> **SHORT PROBLEM**:
In the listing that follows, how many lines contain "LaTeX"? Give the number only.

> **SUPPLIED MATERIAL**:
=======
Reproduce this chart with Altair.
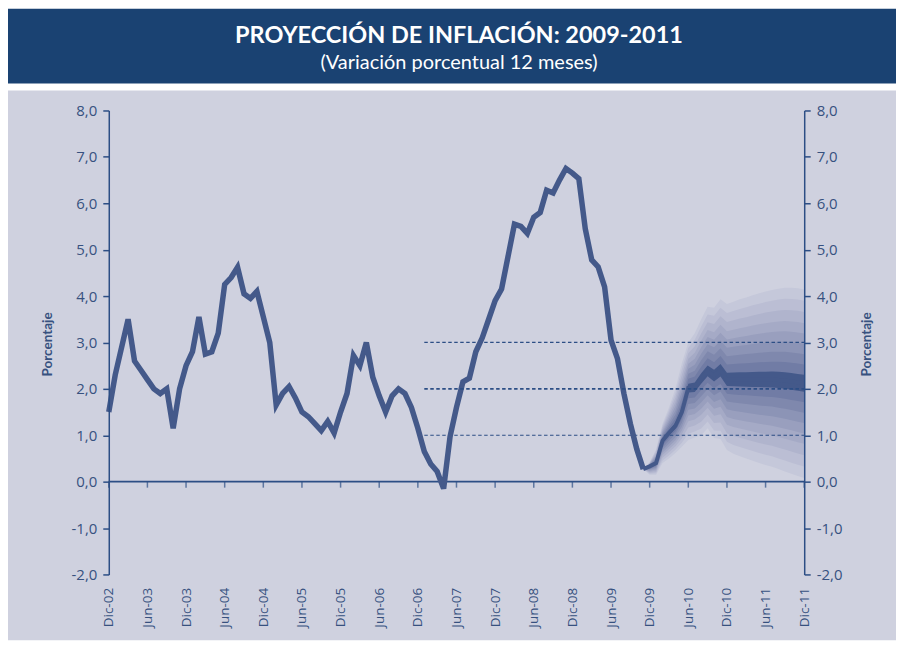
=======
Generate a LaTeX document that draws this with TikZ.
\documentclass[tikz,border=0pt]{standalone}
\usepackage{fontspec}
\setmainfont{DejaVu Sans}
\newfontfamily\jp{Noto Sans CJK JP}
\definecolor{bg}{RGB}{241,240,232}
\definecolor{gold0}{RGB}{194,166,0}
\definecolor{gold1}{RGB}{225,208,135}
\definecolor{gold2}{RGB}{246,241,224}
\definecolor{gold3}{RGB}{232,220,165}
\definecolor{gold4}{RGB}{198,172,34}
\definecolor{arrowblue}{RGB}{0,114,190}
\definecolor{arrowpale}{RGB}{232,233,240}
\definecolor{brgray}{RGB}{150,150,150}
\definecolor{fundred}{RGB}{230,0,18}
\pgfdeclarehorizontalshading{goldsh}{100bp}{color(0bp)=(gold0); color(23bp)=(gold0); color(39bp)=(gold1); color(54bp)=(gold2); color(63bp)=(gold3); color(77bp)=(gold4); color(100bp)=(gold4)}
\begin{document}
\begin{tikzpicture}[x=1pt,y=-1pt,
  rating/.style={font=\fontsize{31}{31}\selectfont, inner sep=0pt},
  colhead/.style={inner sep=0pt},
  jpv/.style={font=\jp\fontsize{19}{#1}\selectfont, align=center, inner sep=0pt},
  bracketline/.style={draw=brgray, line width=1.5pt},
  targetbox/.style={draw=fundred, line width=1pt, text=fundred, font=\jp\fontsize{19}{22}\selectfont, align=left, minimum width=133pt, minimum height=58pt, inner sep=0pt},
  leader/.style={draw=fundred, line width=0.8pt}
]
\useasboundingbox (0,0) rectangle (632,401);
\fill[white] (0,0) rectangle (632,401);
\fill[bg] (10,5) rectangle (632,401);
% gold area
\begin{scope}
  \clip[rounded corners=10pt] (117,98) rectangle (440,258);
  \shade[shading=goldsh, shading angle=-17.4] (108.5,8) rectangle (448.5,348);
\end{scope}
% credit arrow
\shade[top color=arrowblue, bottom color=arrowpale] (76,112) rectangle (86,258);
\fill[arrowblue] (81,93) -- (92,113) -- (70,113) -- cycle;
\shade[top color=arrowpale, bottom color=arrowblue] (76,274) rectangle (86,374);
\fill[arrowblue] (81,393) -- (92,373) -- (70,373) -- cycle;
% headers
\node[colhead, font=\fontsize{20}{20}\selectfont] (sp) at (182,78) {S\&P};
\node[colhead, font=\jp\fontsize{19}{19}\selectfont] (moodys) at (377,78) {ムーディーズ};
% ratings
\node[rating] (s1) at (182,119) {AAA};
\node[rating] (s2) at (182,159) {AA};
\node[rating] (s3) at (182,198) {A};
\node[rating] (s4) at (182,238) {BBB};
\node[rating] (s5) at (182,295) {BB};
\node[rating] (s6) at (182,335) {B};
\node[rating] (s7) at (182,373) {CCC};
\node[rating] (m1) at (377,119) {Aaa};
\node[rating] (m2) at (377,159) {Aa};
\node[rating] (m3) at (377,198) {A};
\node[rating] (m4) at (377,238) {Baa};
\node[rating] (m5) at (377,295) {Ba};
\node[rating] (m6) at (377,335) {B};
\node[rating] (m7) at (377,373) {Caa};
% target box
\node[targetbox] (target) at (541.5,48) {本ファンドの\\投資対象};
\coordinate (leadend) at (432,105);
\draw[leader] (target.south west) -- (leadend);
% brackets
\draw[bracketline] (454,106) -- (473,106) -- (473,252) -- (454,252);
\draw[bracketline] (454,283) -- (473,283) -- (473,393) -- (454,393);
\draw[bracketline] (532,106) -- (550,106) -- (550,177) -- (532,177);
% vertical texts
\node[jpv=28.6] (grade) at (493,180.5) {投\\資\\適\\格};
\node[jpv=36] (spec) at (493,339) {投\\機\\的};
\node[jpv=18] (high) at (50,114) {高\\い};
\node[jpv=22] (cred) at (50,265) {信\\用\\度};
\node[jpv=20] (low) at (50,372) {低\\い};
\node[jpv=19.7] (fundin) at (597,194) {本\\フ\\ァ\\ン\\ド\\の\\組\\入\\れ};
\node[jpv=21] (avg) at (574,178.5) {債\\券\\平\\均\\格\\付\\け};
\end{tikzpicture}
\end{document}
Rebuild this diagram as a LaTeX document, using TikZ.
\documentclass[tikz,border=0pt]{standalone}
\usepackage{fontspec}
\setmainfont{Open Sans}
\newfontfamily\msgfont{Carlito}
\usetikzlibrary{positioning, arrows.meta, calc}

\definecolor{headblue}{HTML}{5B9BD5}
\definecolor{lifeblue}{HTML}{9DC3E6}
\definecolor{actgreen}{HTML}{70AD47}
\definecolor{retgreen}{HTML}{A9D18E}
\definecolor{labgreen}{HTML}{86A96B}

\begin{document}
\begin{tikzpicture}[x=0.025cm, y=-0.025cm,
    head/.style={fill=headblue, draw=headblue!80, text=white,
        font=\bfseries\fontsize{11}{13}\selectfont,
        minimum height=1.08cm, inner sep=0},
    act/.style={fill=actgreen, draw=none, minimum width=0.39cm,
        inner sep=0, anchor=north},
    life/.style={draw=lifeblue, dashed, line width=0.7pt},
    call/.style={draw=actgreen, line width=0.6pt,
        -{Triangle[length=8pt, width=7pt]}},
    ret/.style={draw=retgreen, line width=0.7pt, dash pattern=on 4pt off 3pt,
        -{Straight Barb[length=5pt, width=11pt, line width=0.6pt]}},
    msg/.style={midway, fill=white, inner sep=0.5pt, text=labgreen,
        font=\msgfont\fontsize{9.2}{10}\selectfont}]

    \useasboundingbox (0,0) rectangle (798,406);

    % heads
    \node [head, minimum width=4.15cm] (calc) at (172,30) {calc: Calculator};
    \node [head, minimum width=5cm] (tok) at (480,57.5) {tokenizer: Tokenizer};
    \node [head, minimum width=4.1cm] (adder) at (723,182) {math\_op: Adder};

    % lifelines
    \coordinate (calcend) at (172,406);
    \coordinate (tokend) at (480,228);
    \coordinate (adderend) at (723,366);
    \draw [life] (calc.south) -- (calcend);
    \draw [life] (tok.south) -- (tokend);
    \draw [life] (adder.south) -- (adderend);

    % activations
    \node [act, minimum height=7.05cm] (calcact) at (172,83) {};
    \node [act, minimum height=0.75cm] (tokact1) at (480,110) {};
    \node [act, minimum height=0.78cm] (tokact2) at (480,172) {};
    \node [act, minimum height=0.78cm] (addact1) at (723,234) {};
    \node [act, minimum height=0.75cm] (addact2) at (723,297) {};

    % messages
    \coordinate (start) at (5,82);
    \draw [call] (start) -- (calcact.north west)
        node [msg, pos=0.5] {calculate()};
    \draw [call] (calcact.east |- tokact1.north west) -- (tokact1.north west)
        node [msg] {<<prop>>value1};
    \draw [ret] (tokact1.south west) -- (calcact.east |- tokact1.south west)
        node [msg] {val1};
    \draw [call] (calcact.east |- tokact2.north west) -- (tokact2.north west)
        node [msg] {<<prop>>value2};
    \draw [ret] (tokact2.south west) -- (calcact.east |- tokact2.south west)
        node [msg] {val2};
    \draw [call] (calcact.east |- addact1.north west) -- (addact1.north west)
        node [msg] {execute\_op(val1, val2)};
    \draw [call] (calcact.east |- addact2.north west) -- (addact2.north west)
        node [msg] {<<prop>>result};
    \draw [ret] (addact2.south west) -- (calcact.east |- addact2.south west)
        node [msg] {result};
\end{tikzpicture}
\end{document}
=======
> **OUTPUT BELOW**:
2